■ Given request
Take each line containing "code" and report it exactly as written.

········

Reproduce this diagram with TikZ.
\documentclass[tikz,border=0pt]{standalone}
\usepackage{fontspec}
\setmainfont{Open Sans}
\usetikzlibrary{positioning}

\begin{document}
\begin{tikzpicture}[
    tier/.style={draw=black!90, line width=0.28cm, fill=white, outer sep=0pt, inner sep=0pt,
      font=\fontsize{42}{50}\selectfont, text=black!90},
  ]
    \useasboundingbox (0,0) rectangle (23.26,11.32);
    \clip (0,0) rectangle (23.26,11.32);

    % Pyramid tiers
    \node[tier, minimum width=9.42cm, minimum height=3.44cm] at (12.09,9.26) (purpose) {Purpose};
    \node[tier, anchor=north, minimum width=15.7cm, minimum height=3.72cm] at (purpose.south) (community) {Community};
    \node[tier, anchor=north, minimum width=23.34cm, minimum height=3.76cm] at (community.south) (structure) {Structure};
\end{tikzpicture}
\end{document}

········

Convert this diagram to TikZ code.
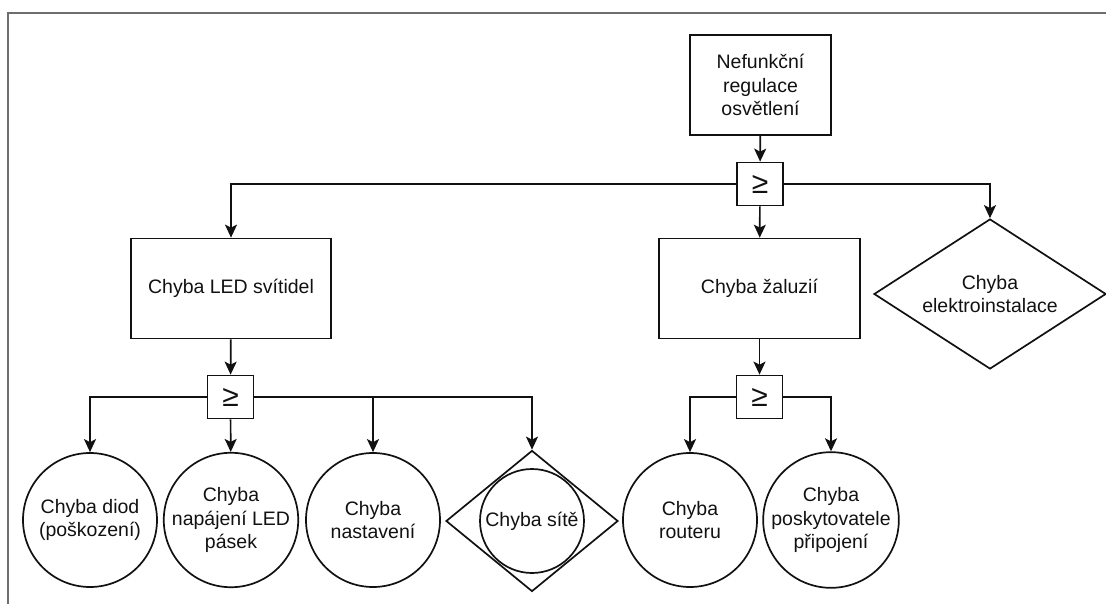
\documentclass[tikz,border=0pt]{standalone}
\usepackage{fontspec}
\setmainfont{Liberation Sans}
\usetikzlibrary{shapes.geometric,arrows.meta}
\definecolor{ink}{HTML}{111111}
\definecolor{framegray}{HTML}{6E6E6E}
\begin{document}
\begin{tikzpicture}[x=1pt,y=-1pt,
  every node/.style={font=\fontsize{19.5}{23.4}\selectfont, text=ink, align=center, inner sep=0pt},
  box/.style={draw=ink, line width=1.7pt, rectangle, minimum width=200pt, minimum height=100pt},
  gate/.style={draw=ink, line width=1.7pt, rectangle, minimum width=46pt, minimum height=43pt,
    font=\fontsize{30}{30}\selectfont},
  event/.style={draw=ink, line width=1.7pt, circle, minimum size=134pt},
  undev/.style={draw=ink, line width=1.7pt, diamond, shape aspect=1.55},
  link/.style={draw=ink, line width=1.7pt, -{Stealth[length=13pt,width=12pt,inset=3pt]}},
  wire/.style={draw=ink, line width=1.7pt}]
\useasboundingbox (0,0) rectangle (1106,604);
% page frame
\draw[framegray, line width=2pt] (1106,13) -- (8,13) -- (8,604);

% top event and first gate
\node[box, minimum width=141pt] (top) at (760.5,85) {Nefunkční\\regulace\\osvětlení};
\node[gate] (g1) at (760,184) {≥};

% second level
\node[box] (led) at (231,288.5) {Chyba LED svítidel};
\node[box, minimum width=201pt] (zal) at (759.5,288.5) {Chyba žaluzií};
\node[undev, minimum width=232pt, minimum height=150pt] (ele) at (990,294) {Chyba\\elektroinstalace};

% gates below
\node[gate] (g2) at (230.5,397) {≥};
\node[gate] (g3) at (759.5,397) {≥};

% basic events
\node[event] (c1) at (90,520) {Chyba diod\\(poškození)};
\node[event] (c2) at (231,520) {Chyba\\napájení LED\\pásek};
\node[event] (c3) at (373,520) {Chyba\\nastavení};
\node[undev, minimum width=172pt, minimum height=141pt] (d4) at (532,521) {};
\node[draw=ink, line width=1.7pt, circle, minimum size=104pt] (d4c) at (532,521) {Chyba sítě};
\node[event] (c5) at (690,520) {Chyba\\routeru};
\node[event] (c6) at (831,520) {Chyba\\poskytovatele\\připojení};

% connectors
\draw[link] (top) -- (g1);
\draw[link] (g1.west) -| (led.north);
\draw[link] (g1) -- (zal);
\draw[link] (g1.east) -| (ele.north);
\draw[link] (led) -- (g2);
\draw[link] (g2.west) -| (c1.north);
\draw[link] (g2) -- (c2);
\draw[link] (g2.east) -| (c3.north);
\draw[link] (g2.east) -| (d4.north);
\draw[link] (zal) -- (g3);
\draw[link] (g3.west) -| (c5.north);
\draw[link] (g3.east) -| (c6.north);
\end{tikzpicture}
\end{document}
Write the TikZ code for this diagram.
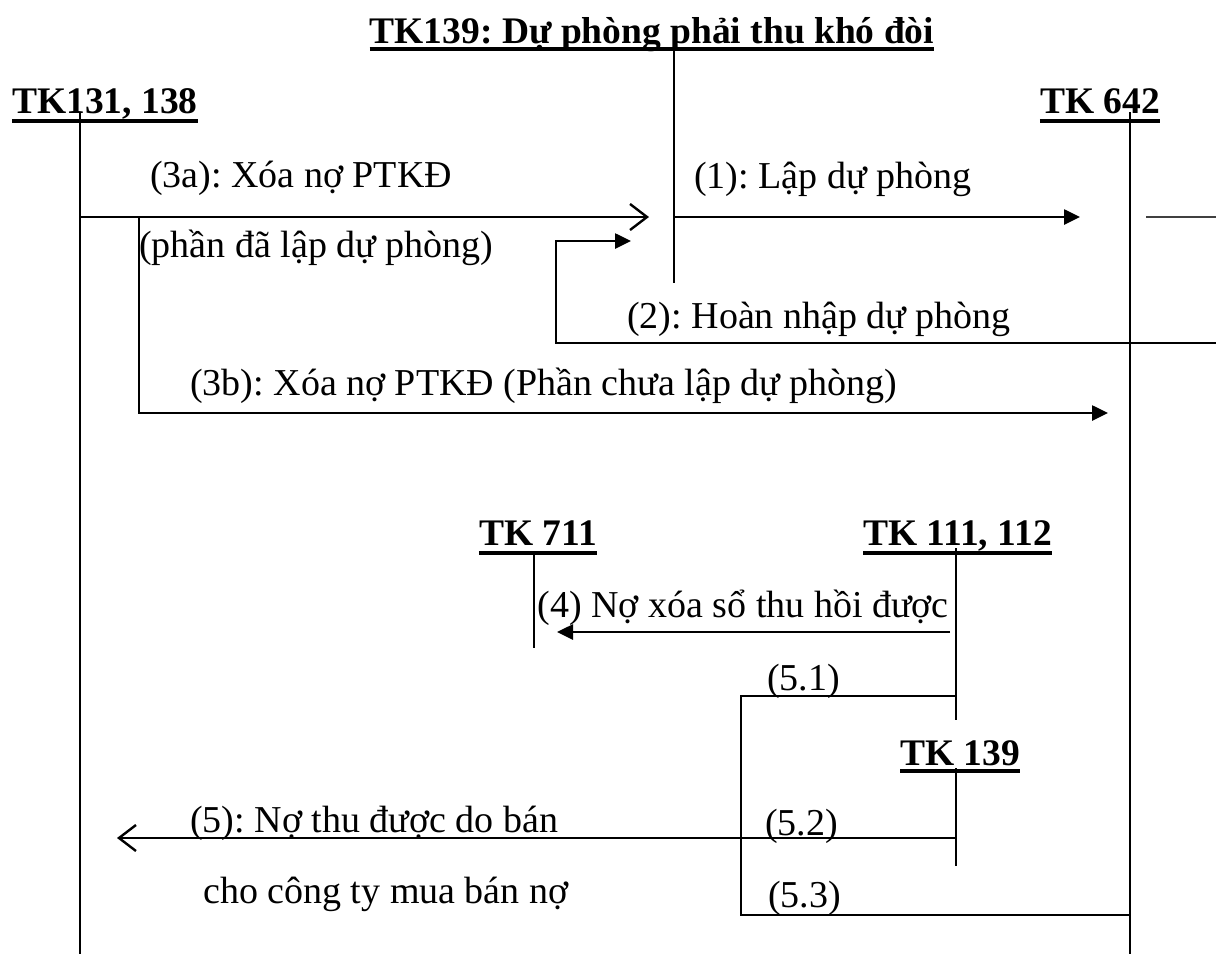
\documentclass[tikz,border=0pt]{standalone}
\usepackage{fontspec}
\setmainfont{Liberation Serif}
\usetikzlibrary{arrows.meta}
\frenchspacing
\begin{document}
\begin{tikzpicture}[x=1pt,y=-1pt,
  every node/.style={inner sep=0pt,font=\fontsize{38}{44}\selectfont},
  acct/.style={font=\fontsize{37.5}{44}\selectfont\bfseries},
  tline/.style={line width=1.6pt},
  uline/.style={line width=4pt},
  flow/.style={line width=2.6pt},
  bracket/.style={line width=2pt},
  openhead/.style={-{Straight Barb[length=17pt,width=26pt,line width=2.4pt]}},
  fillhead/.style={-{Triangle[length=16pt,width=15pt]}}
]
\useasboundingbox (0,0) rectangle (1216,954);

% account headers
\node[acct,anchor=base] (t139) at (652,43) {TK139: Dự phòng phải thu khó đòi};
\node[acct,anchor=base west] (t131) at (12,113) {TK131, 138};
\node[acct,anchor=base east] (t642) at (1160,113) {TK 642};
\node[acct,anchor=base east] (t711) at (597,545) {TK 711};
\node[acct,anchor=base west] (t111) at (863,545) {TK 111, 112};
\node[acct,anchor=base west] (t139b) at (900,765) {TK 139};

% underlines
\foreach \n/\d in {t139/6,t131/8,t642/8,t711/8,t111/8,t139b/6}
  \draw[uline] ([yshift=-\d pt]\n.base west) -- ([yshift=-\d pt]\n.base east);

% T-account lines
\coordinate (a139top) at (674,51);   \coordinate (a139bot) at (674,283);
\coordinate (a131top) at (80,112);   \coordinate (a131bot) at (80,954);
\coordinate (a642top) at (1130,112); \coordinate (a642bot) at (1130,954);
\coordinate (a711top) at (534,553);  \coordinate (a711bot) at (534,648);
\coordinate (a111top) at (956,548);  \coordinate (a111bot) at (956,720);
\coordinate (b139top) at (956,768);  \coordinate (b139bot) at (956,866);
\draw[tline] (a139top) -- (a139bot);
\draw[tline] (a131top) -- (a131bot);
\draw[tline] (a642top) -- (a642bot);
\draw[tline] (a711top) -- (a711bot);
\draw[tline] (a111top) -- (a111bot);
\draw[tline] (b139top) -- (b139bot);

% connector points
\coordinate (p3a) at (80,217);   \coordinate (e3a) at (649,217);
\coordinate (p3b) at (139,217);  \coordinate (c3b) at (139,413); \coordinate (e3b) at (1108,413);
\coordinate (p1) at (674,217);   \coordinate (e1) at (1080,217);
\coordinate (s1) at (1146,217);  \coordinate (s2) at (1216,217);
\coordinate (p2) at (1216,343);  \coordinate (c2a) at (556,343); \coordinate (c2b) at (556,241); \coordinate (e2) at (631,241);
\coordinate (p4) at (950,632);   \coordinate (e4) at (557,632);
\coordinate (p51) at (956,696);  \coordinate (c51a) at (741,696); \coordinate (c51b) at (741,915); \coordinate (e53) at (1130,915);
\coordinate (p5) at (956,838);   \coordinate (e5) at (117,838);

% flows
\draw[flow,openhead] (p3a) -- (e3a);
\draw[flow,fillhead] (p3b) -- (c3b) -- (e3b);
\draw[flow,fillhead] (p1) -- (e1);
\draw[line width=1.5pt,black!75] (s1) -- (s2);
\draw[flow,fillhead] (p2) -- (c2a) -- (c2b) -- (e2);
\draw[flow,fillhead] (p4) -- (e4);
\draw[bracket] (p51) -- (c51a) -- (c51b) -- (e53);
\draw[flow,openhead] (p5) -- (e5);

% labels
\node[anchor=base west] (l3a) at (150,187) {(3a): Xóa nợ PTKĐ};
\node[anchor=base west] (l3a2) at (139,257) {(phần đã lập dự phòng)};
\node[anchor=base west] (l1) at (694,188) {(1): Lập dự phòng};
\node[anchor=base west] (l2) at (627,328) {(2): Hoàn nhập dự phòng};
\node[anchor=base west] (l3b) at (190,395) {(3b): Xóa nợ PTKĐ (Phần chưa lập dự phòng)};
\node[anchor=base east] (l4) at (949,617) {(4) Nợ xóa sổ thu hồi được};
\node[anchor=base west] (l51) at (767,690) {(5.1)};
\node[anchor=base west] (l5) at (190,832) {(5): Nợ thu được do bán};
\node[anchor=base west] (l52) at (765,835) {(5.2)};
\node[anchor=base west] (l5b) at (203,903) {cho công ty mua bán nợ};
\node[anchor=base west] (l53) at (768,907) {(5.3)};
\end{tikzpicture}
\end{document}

········

■ Task response
Convert this diagram to TikZ code.
Write the TikZ code for this diagram.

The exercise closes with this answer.